SEBI Regulations on Venture Capital Institutions

The main reason for the lack of development of venture capital industry in our country pertains to restrictive legal and financial framework. The recommendations made by SEBI (Chandrasekaran Committee) in the year 2000 are as follows:-

Sebi Regularizing various conditions into uniform measures:

At present, we have various conditions imposed on venture capital investments. Instead of such measures, we can make venture capital as a single window clearance. The Income Tax Act under Section 10 (23FA) must provide automatic tax exemptions to venture capital fund.

Structure of Venture Capital Fund:

Limited partnership firms and limited liability companies can also be created by amending the existing Partnership Act and Companies Act.

Foreign venture capital investor, registered with SEBI should not have any ceiling for investment in India and there is no need for approval from Foreign Investment Promotion Board and Reserve Bank of India.

Resource Mobilization:

Mutual funds, Banks and Insurance companies should be allowed to invest in venture capital funds.

Investments by Venture capital institutions:

There should not be any restrictions with regard to investment by venture capital institutions

Investments can be allowed even in real estates and other finance companies. At present, there is a ceiling of 40% in the paid up capital of the borrowing company. This should be removed.

The Venture capital institutions must be allowed freely to invest in equity or equity related investments and also subscribe in Initial Public Offer (IPO).

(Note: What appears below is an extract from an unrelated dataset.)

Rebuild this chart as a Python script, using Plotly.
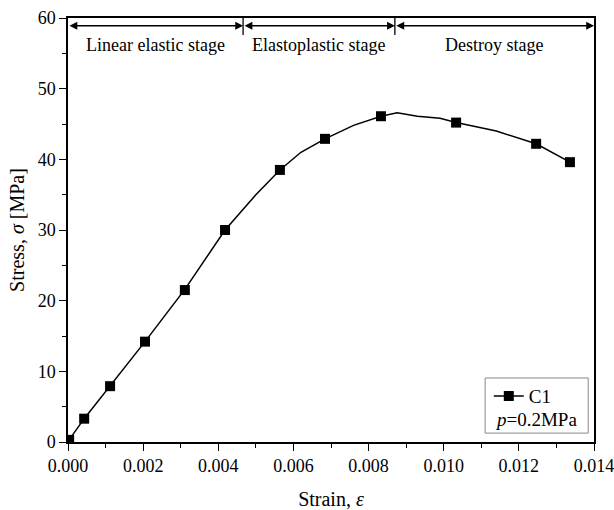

Domestic Venture Capital institutions must be allowed to invest in securities of companies registered outside India. There may be a ceiling for such investments.

Exits:

Under the Companies Act, buy back of securities needs amendment to the Act. There is a prohibition of fresh issue of capital for a period of 2 years which can be reduced to 6 months for unregistered companies. The venture capital institutions should also be exempted from SEBI takeover code.

SEBI Regulations:

The present SEBI guidelines on Initial Public Offer (IPO), applicable to companies earning profits for 3 years should be reduced.

Transfer of securities: The practice of obtaining no objection certificate should be dispensed with.

The definition of SEBI with regard to venture capital institutions should undergo a change. It should include funds set-up and other legal entities. Venture capital institutions must be permitted to invest in equity related instruments or in IPO. Investment in listed securities of sick companies may be given up. Financial assistance to companies obtaining Venture Capital Funds needs relaxation.

Company Law:

Suitable amendments should be made for buy back facility.

Other issues:

Other related issues consist of employees stock option plans, investment in foreign companies and tax issues.

The above recommendations of Chandrasekaran Committee have been accepted by the Government.